Ma gli attentati, l’emergenza migratoria ed un’economia che fatica a riprendersi, hanno fiaccato ulteriormente il basso consenso registrato dall’inquilino dell’Eliseo nell’elettorato. E così, dinanzi ad una presidenza bocciata costantemente da oltre 7 francesi su 10, Hollande non ha potuto far altro che rinunciare alla corsa per un secondo mandato. Chiudendo un 2016 da dimenticare. E aprendo la strada ad un 2017 che potrebbe essere – restando oltralpe – l’anno di Marine Le Pen o François Fillon.
Vladimir Putin
Il presidente russo non può essere estromesso dalla lista.
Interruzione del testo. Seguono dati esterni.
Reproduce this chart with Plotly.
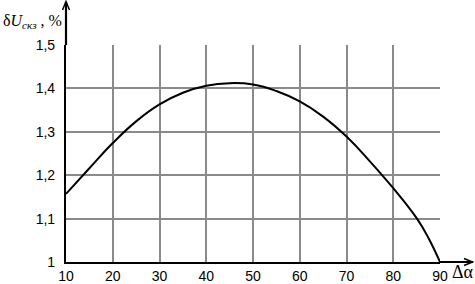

Dopo aver inaugurato il 2014 con l’annessione della Crimea ed il 2015 alimentando il separatismo filorusso nel Donbass ucraino, l’interventismo estero del leader del Cremlino si è spostato sulla Siria, in soccorso dell’alleato Bashar Assad. Un supporto tradotto in sostegno logistico e bombardamenti contro ISIS e ribelli anti-regime.
Nel frattempo, a giocare a favore di Putin in Europa Orientale ci hanno pensato anche le elezioni in Bulgaria e Moldavia, che hanno visto il successo di candidati filorussi ed uno schiaffo all’Unione Europea. E se il triennio appena trascorso non è stato avaro di emozioni, le premesse per il 2017 sembrano ancora più interessanti. Soprattutto dopo la vittoria di Trump, che ha già annunciato di voler fare del dialogo con Mosca uno dei punti chiave della sua presidenza.